Task directions: Pick out every line that holds the string "React" and copy it.

Dataset content:
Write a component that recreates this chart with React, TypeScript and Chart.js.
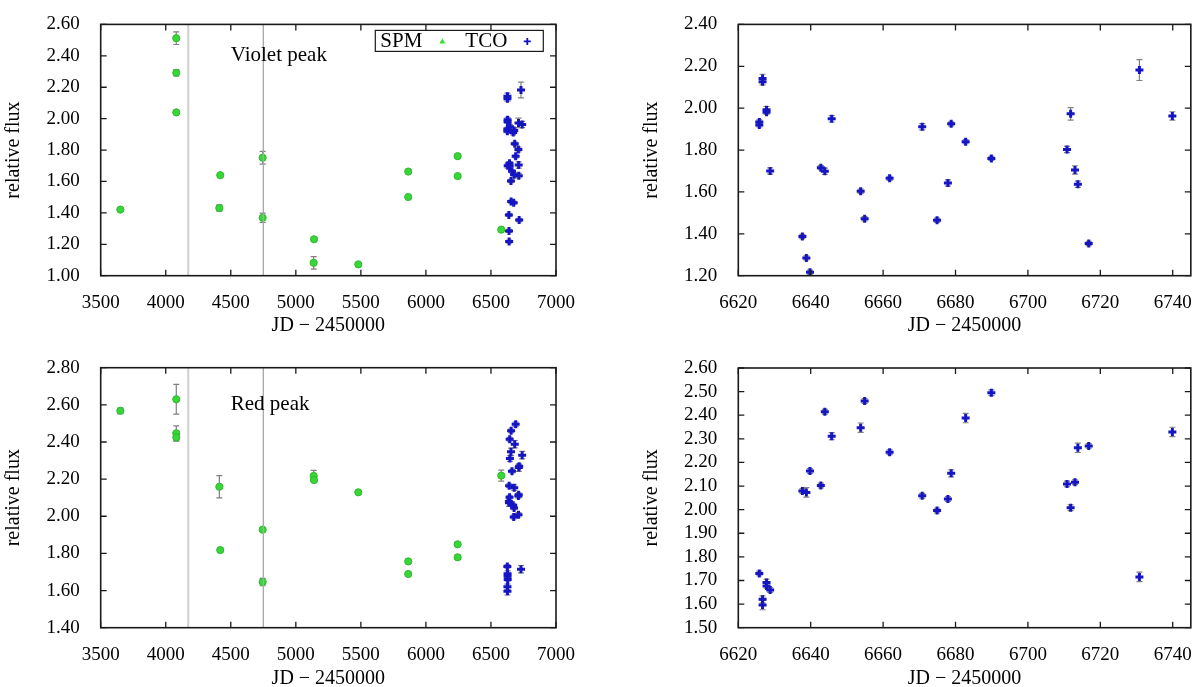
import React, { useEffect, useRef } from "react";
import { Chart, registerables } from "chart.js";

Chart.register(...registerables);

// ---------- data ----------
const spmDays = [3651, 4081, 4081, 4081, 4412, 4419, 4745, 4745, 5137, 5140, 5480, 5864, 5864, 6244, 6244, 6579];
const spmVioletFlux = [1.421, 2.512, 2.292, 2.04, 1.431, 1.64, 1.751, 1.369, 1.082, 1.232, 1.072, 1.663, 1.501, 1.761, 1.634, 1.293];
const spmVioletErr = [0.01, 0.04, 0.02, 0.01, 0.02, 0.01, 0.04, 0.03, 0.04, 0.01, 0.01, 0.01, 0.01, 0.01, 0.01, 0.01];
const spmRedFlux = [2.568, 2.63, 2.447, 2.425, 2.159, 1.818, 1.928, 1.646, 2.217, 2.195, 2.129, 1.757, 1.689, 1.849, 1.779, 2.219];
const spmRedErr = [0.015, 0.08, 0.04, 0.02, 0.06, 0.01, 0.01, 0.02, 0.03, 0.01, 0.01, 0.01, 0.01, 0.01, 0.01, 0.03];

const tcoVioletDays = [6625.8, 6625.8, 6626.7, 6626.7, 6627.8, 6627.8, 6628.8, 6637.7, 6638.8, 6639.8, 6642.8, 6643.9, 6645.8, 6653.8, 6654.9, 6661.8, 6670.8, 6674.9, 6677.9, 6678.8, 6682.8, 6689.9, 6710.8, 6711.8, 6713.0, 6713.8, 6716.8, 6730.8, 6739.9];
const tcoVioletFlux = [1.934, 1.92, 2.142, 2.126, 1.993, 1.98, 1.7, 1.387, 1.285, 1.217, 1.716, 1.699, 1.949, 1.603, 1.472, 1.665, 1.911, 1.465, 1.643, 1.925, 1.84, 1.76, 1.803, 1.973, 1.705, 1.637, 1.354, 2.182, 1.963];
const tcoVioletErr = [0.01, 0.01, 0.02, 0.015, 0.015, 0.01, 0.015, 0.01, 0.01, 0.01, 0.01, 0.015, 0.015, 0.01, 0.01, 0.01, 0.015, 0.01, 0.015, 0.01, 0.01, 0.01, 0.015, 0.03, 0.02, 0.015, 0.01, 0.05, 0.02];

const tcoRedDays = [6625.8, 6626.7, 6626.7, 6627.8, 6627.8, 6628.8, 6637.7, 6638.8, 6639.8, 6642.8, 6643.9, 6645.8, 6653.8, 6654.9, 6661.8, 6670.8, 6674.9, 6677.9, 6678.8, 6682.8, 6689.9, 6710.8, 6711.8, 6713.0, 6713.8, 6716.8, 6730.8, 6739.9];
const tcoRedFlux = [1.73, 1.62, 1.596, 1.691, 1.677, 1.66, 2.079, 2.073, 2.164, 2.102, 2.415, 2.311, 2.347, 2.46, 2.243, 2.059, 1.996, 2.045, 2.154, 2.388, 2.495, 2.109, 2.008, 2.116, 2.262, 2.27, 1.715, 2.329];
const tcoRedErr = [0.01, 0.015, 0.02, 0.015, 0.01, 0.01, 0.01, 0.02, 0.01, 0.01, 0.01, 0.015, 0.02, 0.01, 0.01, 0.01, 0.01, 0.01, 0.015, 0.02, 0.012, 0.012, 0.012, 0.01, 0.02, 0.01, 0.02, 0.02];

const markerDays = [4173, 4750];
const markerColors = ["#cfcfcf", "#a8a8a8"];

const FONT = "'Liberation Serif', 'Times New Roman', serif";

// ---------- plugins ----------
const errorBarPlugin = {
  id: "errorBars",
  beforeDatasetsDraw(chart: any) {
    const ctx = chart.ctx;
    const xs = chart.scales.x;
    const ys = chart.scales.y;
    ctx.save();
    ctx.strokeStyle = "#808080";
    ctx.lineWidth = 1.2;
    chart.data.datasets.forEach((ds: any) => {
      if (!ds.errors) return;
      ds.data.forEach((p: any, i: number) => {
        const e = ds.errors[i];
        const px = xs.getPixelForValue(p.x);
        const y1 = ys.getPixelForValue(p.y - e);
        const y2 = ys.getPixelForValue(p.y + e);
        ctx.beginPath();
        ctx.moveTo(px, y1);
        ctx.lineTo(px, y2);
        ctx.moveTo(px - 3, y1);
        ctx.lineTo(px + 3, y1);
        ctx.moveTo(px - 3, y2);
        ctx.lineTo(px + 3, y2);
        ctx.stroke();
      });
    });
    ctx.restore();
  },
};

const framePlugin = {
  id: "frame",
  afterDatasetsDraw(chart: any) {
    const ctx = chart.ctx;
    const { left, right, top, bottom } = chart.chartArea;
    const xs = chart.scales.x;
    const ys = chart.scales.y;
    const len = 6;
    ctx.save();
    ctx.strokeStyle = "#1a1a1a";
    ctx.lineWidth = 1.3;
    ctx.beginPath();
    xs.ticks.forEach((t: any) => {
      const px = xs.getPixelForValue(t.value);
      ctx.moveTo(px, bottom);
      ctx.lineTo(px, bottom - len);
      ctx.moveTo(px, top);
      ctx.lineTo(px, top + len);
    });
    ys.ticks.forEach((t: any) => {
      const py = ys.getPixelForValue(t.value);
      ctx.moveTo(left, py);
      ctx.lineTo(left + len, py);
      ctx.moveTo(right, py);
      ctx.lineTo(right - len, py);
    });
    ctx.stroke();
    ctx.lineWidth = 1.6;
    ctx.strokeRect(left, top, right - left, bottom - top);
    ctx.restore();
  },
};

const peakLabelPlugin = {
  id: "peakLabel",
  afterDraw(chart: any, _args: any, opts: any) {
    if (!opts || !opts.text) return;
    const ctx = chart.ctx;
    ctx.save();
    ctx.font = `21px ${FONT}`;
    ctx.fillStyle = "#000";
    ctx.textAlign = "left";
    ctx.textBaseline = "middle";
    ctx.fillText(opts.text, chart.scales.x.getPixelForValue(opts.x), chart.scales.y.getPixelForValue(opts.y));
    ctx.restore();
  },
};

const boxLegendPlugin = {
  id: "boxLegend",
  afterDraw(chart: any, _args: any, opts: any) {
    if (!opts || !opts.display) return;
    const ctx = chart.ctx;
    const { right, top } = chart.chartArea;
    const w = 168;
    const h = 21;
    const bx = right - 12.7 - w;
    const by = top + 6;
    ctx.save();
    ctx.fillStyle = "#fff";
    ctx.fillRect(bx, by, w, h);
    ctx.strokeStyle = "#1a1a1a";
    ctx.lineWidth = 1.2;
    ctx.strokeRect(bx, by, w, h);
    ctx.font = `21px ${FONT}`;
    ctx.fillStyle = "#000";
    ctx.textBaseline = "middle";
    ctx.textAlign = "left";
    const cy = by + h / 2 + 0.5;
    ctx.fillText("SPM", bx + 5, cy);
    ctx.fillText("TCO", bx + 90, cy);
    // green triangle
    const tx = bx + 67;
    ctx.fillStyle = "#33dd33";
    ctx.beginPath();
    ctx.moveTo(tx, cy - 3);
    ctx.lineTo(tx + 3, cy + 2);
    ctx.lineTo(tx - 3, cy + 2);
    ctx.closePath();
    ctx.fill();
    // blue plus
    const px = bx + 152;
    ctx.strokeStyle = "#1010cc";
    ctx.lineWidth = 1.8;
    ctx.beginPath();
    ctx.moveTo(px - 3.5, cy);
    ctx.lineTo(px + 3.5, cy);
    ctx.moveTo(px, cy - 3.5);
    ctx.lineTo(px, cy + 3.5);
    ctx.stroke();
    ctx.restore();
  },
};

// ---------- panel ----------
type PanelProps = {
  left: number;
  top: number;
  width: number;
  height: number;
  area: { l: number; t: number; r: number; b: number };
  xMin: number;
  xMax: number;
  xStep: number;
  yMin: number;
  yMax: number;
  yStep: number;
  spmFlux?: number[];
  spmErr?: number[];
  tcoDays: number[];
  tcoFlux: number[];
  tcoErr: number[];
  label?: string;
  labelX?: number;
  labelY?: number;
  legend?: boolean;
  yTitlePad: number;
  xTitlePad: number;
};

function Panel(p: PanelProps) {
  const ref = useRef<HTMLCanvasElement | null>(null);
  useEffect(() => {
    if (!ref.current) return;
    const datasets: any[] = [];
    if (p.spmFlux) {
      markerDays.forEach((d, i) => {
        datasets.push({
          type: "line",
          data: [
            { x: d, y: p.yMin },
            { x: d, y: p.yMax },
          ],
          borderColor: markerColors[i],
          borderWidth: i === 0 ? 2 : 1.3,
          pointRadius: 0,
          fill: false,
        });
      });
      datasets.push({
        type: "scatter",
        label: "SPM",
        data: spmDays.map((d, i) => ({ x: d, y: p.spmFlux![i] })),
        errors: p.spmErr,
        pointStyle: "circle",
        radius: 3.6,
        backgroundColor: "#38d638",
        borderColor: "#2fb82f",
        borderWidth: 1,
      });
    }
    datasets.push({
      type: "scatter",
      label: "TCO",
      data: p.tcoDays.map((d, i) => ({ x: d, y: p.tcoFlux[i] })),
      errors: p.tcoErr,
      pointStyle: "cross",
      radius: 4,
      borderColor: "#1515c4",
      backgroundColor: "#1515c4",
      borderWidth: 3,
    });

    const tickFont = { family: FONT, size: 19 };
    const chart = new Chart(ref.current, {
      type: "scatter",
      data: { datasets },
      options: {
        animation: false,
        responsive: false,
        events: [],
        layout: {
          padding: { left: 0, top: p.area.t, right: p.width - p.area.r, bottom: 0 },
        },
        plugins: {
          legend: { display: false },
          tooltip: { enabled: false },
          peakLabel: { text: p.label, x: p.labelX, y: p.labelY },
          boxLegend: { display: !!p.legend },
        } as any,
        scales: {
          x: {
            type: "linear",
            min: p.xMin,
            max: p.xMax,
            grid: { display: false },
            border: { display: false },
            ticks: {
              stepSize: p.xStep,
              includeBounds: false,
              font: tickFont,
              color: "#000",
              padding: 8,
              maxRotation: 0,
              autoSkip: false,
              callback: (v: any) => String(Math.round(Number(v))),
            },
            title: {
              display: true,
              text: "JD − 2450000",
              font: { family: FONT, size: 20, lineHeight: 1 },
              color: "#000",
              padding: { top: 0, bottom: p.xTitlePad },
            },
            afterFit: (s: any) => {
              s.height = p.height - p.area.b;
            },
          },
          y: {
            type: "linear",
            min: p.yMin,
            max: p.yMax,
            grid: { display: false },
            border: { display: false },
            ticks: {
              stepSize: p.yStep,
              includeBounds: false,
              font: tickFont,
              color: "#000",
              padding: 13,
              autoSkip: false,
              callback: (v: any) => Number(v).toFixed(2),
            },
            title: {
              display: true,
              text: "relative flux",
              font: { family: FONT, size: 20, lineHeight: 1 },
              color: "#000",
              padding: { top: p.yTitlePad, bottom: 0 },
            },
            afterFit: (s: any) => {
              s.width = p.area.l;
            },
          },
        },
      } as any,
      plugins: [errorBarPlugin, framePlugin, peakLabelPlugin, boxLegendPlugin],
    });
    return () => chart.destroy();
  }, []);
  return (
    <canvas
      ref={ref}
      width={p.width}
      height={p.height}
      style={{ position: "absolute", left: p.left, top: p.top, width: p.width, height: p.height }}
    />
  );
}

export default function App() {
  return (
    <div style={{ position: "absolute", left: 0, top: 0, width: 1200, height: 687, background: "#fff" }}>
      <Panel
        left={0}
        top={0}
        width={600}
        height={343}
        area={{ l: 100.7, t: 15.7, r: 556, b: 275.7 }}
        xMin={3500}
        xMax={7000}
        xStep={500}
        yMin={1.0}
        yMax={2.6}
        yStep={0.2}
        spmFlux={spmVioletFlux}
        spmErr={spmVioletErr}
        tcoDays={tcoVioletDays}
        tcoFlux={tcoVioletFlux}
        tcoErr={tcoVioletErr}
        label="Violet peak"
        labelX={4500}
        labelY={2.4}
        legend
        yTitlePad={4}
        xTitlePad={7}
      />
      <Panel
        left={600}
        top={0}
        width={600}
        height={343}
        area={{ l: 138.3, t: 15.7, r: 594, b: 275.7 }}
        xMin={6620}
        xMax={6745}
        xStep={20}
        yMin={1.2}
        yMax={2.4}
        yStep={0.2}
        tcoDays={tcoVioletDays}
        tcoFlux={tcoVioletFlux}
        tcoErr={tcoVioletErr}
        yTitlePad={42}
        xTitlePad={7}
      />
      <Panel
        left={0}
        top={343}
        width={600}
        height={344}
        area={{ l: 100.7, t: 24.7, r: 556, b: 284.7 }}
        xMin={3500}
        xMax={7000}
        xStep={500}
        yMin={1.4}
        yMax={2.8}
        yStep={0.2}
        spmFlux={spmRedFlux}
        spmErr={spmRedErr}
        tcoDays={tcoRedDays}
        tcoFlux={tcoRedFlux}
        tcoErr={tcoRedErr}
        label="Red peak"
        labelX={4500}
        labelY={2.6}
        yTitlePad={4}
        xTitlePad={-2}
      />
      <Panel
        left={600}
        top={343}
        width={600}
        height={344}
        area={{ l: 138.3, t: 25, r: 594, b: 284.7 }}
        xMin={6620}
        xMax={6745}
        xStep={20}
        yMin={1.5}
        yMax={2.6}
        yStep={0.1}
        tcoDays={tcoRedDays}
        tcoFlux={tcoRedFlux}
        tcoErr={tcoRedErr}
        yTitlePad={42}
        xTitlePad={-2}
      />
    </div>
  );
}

The output:
Write a component that recreates this chart with React, TypeScript and Chart.js.
import React, { useEffect, useRef } from "react";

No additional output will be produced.